**MATERIAL PROVIDED**:

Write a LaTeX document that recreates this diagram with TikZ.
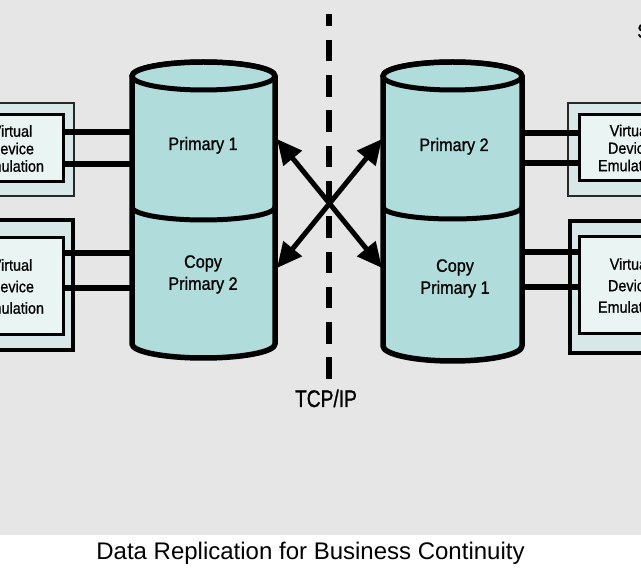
\documentclass[tikz,border=0pt]{standalone}
\usepackage{fontspec}
\usetikzlibrary{arrows.meta}
\newfontfamily\lblfont[FakeStretch=0.9,FakeBold=0.8]{Liberation Sans}
\newfontfamily\tcpfont[FakeStretch=0.8,FakeBold=1]{Liberation Sans}
\newfontfamily\capfont{Liberation Sans}
\definecolor{bggray}{RGB}{230,230,230}
\definecolor{cylfill}{RGB}{176,220,220}
\definecolor{outerfill}{RGB}{216,232,232}
\definecolor{innerfill}{RGB}{234,244,242}
\definecolor{outerline}{RGB}{40,40,40}
\tikzset{
  cylbody/.style={fill=cylfill, draw=black, line width=5.5pt, line join=round},
  cylline/.style={draw=black, line width=5pt},
  outerbox/.style={rectangle, fill=outerfill, draw=outerline, line width=2.5pt, inner sep=0pt},
  outerboxb/.style={rectangle, fill=outerfill, draw=black, line width=4pt, inner sep=0pt},
  innerbox/.style={rectangle, fill=innerfill, draw=black, line width=3pt, inner sep=0pt, align=center, minimum width=102pt},
  boxtexta/.style={font=\lblfont\fontsize{16}{17.5}\selectfont},
  boxtextb/.style={font=\lblfont\fontsize{16}{21.5}\selectfont},
  cyltext/.style={inner sep=0pt, align=center, font=\lblfont\fontsize{18}{22}\selectfont},
  link/.style={draw=black, line width=6pt},
  xarrow/.style={draw=black, line width=5pt, {Triangle[length=25pt,width=23pt]}-{Triangle[length=25pt,width=23pt]}},
  netline/.style={draw=black, line width=6pt, dash pattern=on 21.5pt off 13.8pt, dash phase=9.5pt}
}
\begin{document}
\begin{tikzpicture}[x=1pt,y=-1pt]
\useasboundingbox (0,0) rectangle (641,572);
\clip (0,0) rectangle (641,572);
\fill[white] (0,0) rectangle (641,572);
\fill[bggray] (0,0) rectangle (641,535);

% network line
\coordinate (nettop) at (329,14);
\coordinate (netbot) at (329,379);
\draw[netline] (nettop) -- (netbot);

% left cylinder
\path[cylbody] (132,76) -- (132,344) arc[start angle=180,end angle=0,x radius=71.5,y radius=14] -- (275,76) arc[start angle=0,end angle=-180,x radius=71.5,y radius=14] -- cycle;
\draw[cylline] (203.5,76) ellipse[x radius=71.5,y radius=14];
\draw[cylline] (132,207) arc[start angle=180,end angle=0,x radius=71.5,y radius=13];

% right cylinder
\path[cylbody] (383,76) -- (383,346) arc[start angle=180,end angle=0,x radius=69.5,y radius=15] -- (522,76) arc[start angle=0,end angle=-180,x radius=69.5,y radius=14] -- cycle;
\draw[cylline] (452.5,76) ellipse[x radius=69.5,y radius=14];
\draw[cylline] (383,207) arc[start angle=180,end angle=0,x radius=69.5,y radius=12];

% cylinder labels
\node[cyltext, anchor=base] (p1) at (203,150) {Primary 1};
\node[cyltext] (cp2) at (203,274.4) {Copy\\Primary 2};
\node[cyltext, anchor=base] (p2) at (454,151) {Primary 2};
\node[cyltext] (cp1) at (455,278.4) {Copy\\Primary 1};

% left boxes
\node[outerbox, minimum width=124pt, minimum height=93pt] (lo1) at (12,149.5) {};
\node[innerbox, boxtexta, minimum height=67pt] (li1) at (12,148.5) {Virtual\\Device\\Emulation};
\node[outerboxb, minimum width=123pt, minimum height=130pt] (lo2) at (11.5,285) {};
\node[innerbox, boxtextb, minimum height=97pt] (li2) at (12,286.5) {Virtual\\Device\\Emulation};

% right boxes
\node[outerbox, minimum width=124pt, minimum height=93pt] (ro1) at (630,149.5) {};
\node[innerbox, boxtexta, minimum height=66pt] (ri1) at (630,148) {Virtual\\Device\\Emulation};
\node[outerboxb, minimum width=122pt, minimum height=132pt] (ro2) at (631,287) {};
\node[innerbox, boxtextb, minimum height=97pt] (ri2) at (630,285.5) {Virtual\\Device\\Emulation};

% connection points on cylinders
\coordinate (lc1a) at (133,132);
\coordinate (lc1b) at (133,164);
\coordinate (lc2a) at (133,253);
\coordinate (lc2b) at (133,288);
\coordinate (rc1a) at (522,133);
\coordinate (rc1b) at (522,163);
\coordinate (rc2a) at (522,252);
\coordinate (rc2b) at (522,287);

\draw[link] (li1.east |- lc1a) -- (lc1a);
\draw[link] (li1.east |- lc1b) -- (lc1b);
\draw[link] (li2.east |- lc2a) -- (lc2a);
\draw[link] (li2.east |- lc2b) -- (lc2b);
\draw[link] (rc1a) -- (ri1.west |- rc1a);
\draw[link] (rc1b) -- (ri1.west |- rc1b);
\draw[link] (rc2a) -- (ri2.west |- rc2a);
\draw[link] (rc2b) -- (ri2.west |- rc2b);

% cross arrows
\coordinate (ul) at (277,139);
\coordinate (ll) at (277,268);
\coordinate (ur) at (382,139);
\coordinate (lr) at (382,268);
\draw[xarrow] (ul) -- (lr);
\draw[xarrow] (ll) -- (ur);

% labels
\node[inner sep=0pt, anchor=base, font=\tcpfont\fontsize{24}{28}\selectfont] (tcp) at (326,407) {TCP/IP};
\node[inner sep=0pt, anchor=base west, font=\lblfont\fontsize{20}{24}\selectfont] (site) at (637,38) {S};
\node[inner sep=0pt, anchor=base, font=\capfont\fontsize{24}{28}\selectfont] (caption) at (310.5,559) {Data Replication for Business Continuity};
\end{tikzpicture}
\end{document}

**TO BE DONE**:
Retype everything in the material word for word, minus pictures.

**TASK ANSWER**:
Write a LaTeX document that recreates this diagram with TikZ.
\documentclass[tikz,border=0pt]{standalone}
\usepackage{fontspec}
\usetikzlibrary{arrows.meta}
\newfontfamily\lblfont[FakeStretch=0.9,FakeBold=0.8]{Liberation Sans}
\newfontfamily\tcpfont[FakeStretch=0.8,FakeBold=1]{Liberation Sans}
\newfontfamily\capfont{Liberation Sans}
\definecolor{bggray}{RGB}{230,230,230}
\definecolor{cylfill}{RGB}{176,220,220}
\definecolor{outerfill}{RGB}{216,232,232}
\definecolor{innerfill}{RGB}{234,244,242}
\definecolor{outerline}{RGB}{40,40,40}
\tikzset{
  cylbody/.style={fill=cylfill, draw=black, line width=5.5pt, line join=round},
  cylline/.style={draw=black, line width=5pt},
  outerbox/.style={rectangle, fill=outerfill, draw=outerline, line width=2.5pt, inner sep=0pt},
  outerboxb/.style={rectangle, fill=outerfill, draw=black, line width=4pt, inner sep=0pt},
  innerbox/.style={rectangle, fill=innerfill, draw=black, line width=3pt, inner sep=0pt, align=center, minimum width=102pt},
  boxtexta/.style={font=\lblfont\fontsize{16}{17.5}\selectfont},
  boxtextb/.style={font=\lblfont\fontsize{16}{21.5}\selectfont},
  cyltext/.style={inner sep=0pt, align=center, font=\lblfont\fontsize{18}{22}\selectfont},
  link/.style={draw=black, line width=6pt},
  xarrow/.style={draw=black, line width=5pt, {Triangle[length=25pt,width=23pt]}-{Triangle[length=25pt,width=23pt]}},
  netline/.style={draw=black, line width=6pt, dash pattern=on 21.5pt off 13.8pt, dash phase=9.5pt}
}
\begin{document}
\begin{tikzpicture}[x=1pt,y=-1pt]
\useasboundingbox (0,0) rectangle (641,572);
\clip (0,0) rectangle (641,572);
\fill[white] (0,0) rectangle (641,572);
\fill[bggray] (0,0) rectangle (641,535);

% network line
\coordinate (nettop) at (329,14);
\coordinate (netbot) at (329,379);
\draw[netline] (nettop) -- (netbot);

% left cylinder
\path[cylbody] (132,76) -- (132,344) arc[start angle=180,end angle=0,x radius=71.5,y radius=14] -- (275,76) arc[start angle=0,end angle=-180,x radius=71.5,y radius=14] -- cycle;
\draw[cylline] (203.5,76) ellipse[x radius=71.5,y radius=14];
\draw[cylline] (132,207) arc[start angle=180,end angle=0,x radius=71.5,y radius=13];

% right cylinder
\path[cylbody] (383,76) -- (383,346) arc[start angle=180,end angle=0,x radius=69.5,y radius=15] -- (522,76) arc[start angle=0,end angle=-180,x radius=69.5,y radius=14] -- cycle;
\draw[cylline] (452.5,76) ellipse[x radius=69.5,y radius=14];
\draw[cylline] (383,207) arc[start angle=180,end angle=0,x radius=69.5,y radius=12];

% cylinder labels
\node[cyltext, anchor=base] (p1) at (203,150) {Primary 1};
\node[cyltext] (cp2) at (203,274.4) {Copy\\Primary 2};
\node[cyltext, anchor=base] (p2) at (454,151) {Primary 2};
\node[cyltext] (cp1) at (455,278.4) {Copy\\Primary 1};

% left boxes
\node[outerbox, minimum width=124pt, minimum height=93pt] (lo1) at (12,149.5) {};
\node[innerbox, boxtexta, minimum height=67pt] (li1) at (12,148.5) {Virtual\\Device\\Emulation};
\node[outerboxb, minimum width=123pt, minimum height=130pt] (lo2) at (11.5,285) {};
\node[innerbox, boxtextb, minimum height=97pt] (li2) at (12,286.5) {Virtual\\Device\\Emulation};

% right boxes
\node[outerbox, minimum width=124pt, minimum height=93pt] (ro1) at (630,149.5) {};
\node[innerbox, boxtexta, minimum height=66pt] (ri1) at (630,148) {Virtual\\Device\\Emulation};
\node[outerboxb, minimum width=122pt, minimum height=132pt] (ro2) at (631,287) {};
\node[innerbox, boxtextb, minimum height=97pt] (ri2) at (630,285.5) {Virtual\\Device\\Emulation};

% connection points on cylinders
\coordinate (lc1a) at (133,132);
\coordinate (lc1b) at (133,164);
\coordinate (lc2a) at (133,253);
\coordinate (lc2b) at (133,288);
\coordinate (rc1a) at (522,133);
\coordinate (rc1b) at (522,163);
\coordinate (rc2a) at (522,252);
\coordinate (rc2b) at (522,287);

\draw[link] (li1.east |- lc1a) -- (lc1a);
\draw[link] (li1.east |- lc1b) -- (lc1b);
\draw[link] (li2.east |- lc2a) -- (lc2a);
\draw[link] (li2.east |- lc2b) -- (lc2b);
\draw[link] (rc1a) -- (ri1.west |- rc1a);
\draw[link] (rc1b) -- (ri1.west |- rc1b);
\draw[link] (rc2a) -- (ri2.west |- rc2a);
\draw[link] (rc2b) -- (ri2.west |- rc2b);

% cross arrows
\coordinate (ul) at (277,139);
\coordinate (ll) at (277,268);
\coordinate (ur) at (382,139);
\coordinate (lr) at (382,268);
\draw[xarrow] (ul) -- (lr);
\draw[xarrow] (ll) -- (ur);

% labels
\node[inner sep=0pt, anchor=base, font=\tcpfont\fontsize{24}{28}\selectfont] (tcp) at (326,407) {TCP/IP};
\node[inner sep=0pt, anchor=base west, font=\lblfont\fontsize{20}{24}\selectfont] (site) at (637,38) {S};
\node[inner sep=0pt, anchor=base, font=\capfont\fontsize{24}{28}\selectfont] (caption) at (310.5,559) {Data Replication for Business Continuity};
\end{tikzpicture}
\end{document}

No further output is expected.